Now we will start the process of varying the line weights to increase the readability of the illustration. Using the Direct Selection Tool (A), we will activate all of the Paths that form the gear's outline, and we will increase the thickness of those Paths by approximately 300% to 400% (Fig. 24). Any lines that form the back edge of the teeth but are INSIDE of the image will be thickened by approximately 200% (Fig. 25). This will result in a final illustration with four line-weights. In order of thickness they are: 1. Center line grid (0.05), 2. Fine interior lines (0.15), 3. Bold interior lines (0.35), 4. Outline of outermost edge (0.5). Technical Note: For additional information on controlling line weights and line quality go to the "Controlling Line Weights" tutorial.
Continue the process of varying the line weights on the backside of the gear (Fig. 26, 27) using the same technique as before.

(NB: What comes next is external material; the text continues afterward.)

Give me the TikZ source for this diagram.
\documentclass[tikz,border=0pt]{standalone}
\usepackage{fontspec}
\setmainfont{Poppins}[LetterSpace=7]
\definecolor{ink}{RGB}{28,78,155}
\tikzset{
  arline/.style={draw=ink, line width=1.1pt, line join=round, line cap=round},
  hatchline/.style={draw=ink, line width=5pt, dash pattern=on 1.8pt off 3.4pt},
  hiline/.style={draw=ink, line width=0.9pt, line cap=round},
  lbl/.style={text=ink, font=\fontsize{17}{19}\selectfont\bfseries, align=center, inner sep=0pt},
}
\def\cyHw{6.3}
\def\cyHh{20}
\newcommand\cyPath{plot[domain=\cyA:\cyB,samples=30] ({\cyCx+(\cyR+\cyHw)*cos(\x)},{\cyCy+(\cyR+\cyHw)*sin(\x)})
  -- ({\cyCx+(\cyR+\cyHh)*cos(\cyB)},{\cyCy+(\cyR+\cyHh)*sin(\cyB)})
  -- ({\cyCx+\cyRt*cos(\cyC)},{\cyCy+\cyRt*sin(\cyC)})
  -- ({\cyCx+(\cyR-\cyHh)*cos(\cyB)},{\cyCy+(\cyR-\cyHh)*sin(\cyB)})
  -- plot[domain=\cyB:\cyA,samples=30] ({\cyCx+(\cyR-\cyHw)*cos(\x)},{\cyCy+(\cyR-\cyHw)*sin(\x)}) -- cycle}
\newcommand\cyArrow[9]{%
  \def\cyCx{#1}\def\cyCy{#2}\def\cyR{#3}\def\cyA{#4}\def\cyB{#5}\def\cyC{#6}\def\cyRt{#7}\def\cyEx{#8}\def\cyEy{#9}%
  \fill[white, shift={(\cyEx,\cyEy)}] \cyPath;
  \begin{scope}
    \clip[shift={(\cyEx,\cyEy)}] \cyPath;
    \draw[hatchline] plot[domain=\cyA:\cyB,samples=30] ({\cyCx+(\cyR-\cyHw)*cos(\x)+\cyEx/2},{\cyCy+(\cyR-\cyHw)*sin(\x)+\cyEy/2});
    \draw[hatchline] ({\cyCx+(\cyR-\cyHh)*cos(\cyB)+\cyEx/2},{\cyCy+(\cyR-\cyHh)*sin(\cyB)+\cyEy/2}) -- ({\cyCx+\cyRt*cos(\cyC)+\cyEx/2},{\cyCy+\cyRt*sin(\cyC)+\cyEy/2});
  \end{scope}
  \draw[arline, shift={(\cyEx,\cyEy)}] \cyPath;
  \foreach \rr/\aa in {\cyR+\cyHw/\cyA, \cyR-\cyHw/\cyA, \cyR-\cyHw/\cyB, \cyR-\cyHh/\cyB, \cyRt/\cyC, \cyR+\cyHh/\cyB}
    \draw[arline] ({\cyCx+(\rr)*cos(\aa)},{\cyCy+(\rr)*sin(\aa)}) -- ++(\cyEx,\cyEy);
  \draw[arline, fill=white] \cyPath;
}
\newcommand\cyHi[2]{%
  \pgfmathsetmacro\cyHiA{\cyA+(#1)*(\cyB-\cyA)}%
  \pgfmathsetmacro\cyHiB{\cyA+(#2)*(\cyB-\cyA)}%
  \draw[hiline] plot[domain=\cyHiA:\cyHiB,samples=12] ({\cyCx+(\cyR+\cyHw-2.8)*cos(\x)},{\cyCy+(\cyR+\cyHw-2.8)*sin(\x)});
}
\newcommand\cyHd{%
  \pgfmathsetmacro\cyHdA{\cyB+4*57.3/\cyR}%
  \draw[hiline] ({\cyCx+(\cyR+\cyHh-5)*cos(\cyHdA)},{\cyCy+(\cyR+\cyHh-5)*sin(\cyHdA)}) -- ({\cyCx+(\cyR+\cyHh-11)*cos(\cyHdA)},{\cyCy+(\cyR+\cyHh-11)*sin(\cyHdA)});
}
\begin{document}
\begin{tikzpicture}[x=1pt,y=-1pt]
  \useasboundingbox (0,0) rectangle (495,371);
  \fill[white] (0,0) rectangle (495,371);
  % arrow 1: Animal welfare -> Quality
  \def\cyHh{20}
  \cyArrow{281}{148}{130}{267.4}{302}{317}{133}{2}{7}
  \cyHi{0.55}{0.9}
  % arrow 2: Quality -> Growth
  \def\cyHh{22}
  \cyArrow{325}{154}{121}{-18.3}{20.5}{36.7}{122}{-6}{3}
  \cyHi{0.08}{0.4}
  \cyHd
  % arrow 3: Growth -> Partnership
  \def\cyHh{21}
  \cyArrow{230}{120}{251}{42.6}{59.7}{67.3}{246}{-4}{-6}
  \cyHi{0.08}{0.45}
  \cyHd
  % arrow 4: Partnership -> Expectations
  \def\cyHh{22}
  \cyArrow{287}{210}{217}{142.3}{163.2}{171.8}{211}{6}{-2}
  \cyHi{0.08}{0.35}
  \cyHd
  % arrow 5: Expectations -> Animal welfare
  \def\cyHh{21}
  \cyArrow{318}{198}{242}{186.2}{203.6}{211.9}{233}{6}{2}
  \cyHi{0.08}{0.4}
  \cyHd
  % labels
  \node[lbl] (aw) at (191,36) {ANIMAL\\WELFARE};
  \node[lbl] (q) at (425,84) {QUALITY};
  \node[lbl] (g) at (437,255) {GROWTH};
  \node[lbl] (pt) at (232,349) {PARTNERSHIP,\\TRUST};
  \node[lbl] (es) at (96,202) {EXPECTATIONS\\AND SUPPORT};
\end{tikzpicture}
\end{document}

Add a line to define the back side of the center hole (Fig. 28) by duplicating the ellipse and cutting it in the appropriate location.
Once we have completed the finishing touches on all of the line art on the upper half of the gear we will drag across all paths to activate them and duplicate them by Command>Option dragging them downward (Fig. 29). Use the shift key to constrain the vertical movement. When the duplicated selection is in the correct location we will use the Object>Transform>Reflect dialogue box (Fig. 30) to flip it vertically (see technical note below).

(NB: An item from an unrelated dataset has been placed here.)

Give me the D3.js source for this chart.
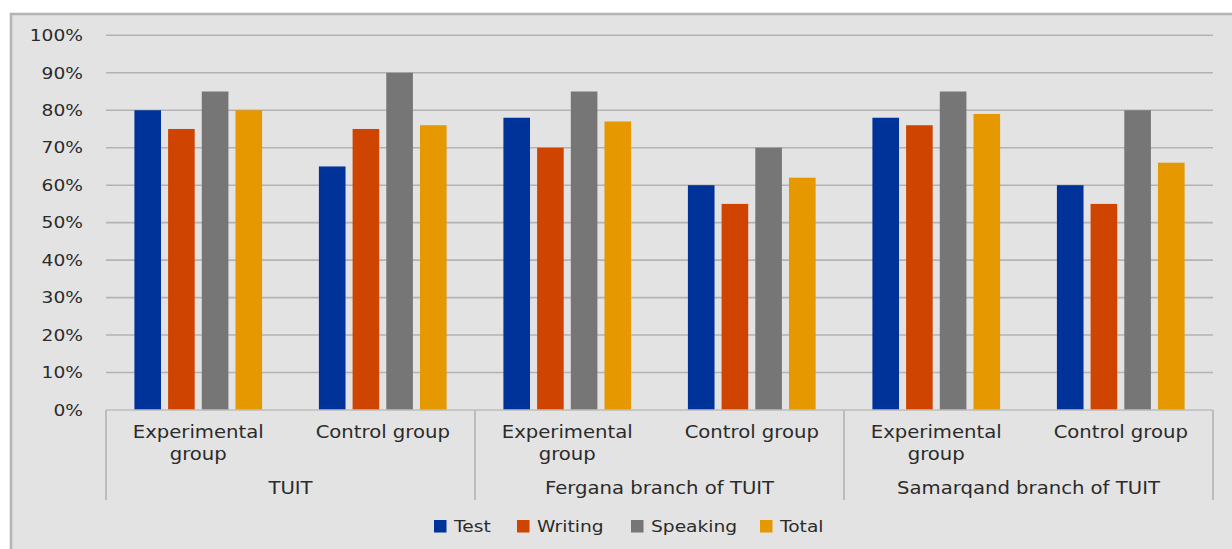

The final step will be to drag your cursor across all visible paths and reset the "Bounding Box" using the Object>Transform>Reset Bounding Box command located in the menu bar. This step will reorient the Bounding Box to an upright position. With the entire selection grouped together (Command>G) you may now rotate the gear into its final position, orientation and size.
Technical Note: For some mysterious reason, earlier versions Illustrator CS require that you use the "Horizontal" command to flip an object vertically, and the "Vertical" command to flip an object horizontally. This anomaly is counterintuitive and may have been fixed in newer versions of Illustrator.